Now, as I said, I can't say it wouldn't be different if things had taken a different turn, and Dad has no desire to ever shoot any gun again, but it doesn't bother me a bit. Fixating on that hunk of steel would only have directed attention away from the real problem.
 
Get rid of a gun ?!

" Holy radon, Batman! Bill Clinton must have brain washed some folks into getting rid of a gun. "

I would NEVER get rid of a gun. Thats like saying " I have too many kids, I think lil' Tommy would fit in with the Patterson Family down the street "
 
I really gets depressing hearing about familys fighting over cherished family hierlooms.
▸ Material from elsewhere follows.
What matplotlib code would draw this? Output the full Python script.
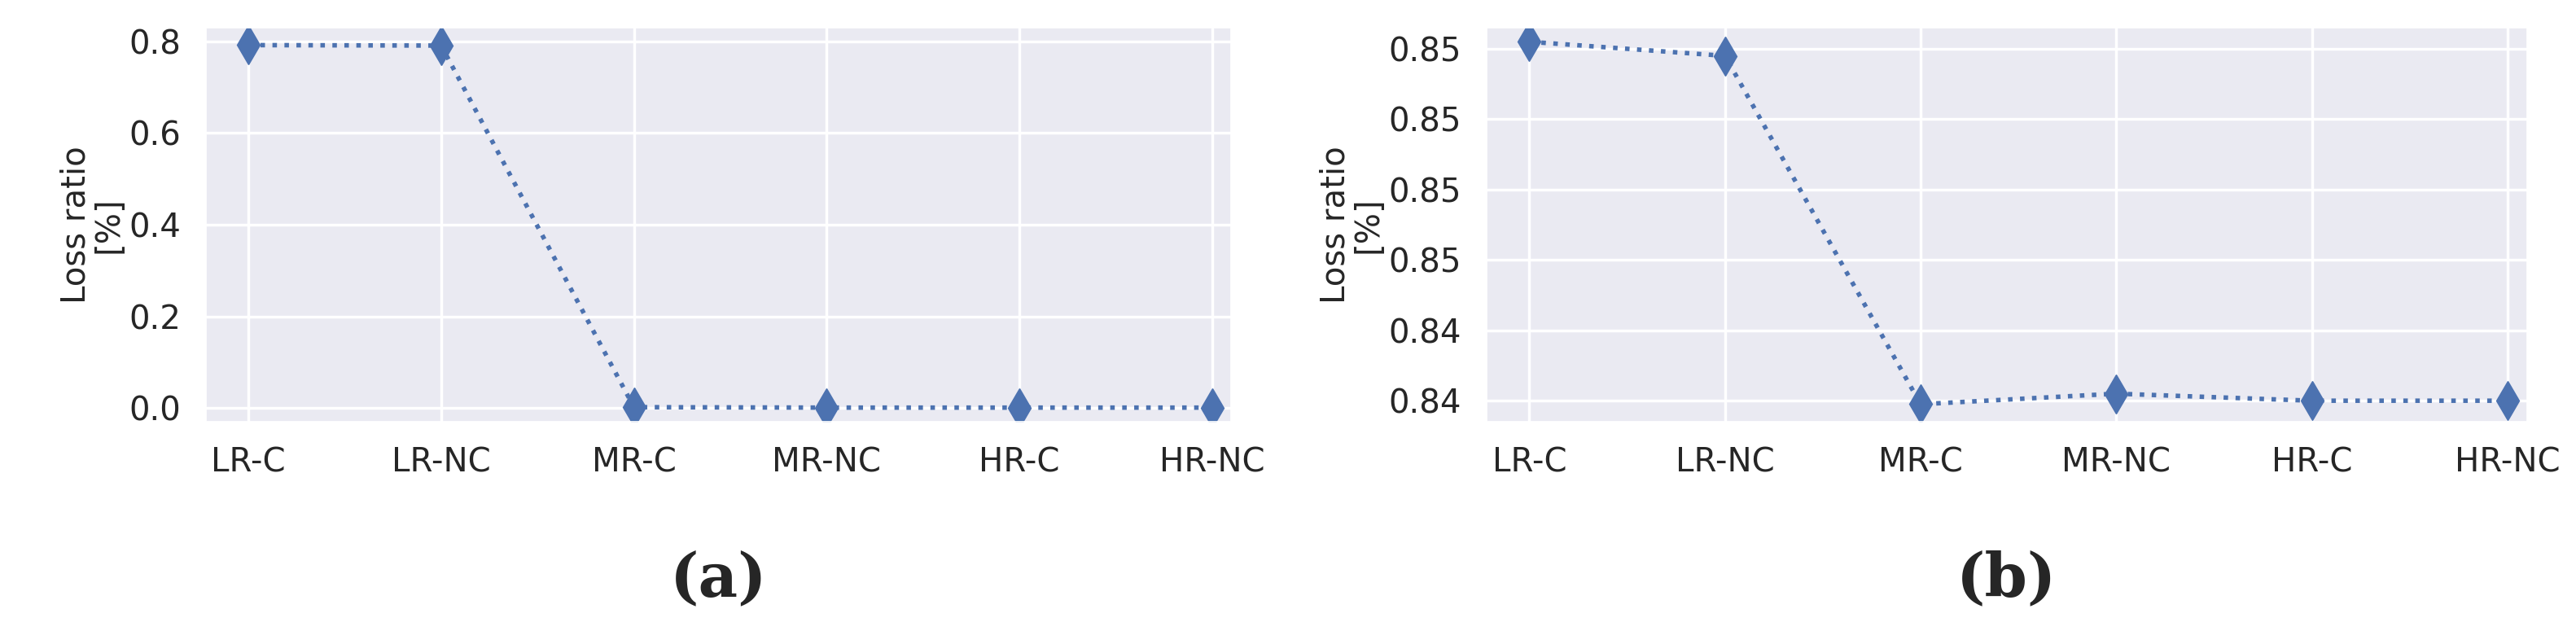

Only to hear later the "winning" person sells the hierloom for money. :scrutiny: :barf:
 
A couple of years ago my parents, who aren't into guns, mentioned in a conversation that they had my grandfather's old gun. I wasn't even aware this gun existed. They had it in a box in the closet for the last twelve years and now were planning to sell it. I made them give it to me to take care of instead.

It's nothing special, just an old Walther PP made in 1933. Not a collector's item or anything, but it's worth a lot to me. When I was in Desert Storm in '91, I got an opportunity to call home and I found out he had died three days earlier.

My own kids were several years in the future when he died, so they never even knew him. But it will be handed down to them one day (along with stories he told me about serving in WWII). It stays in the family.
 
I have been thinking about getting rid of my first handgun, a Witness 10mm. It torques my wrist all to hell and barely stays on an 8x11 paper at 7yds. Keep in mind that with a proper .45acp (thanks Hillbilly!), I can keep all 7 on a playing card, and surprised myself when I put 3 on the same staple holding that peice of paper up...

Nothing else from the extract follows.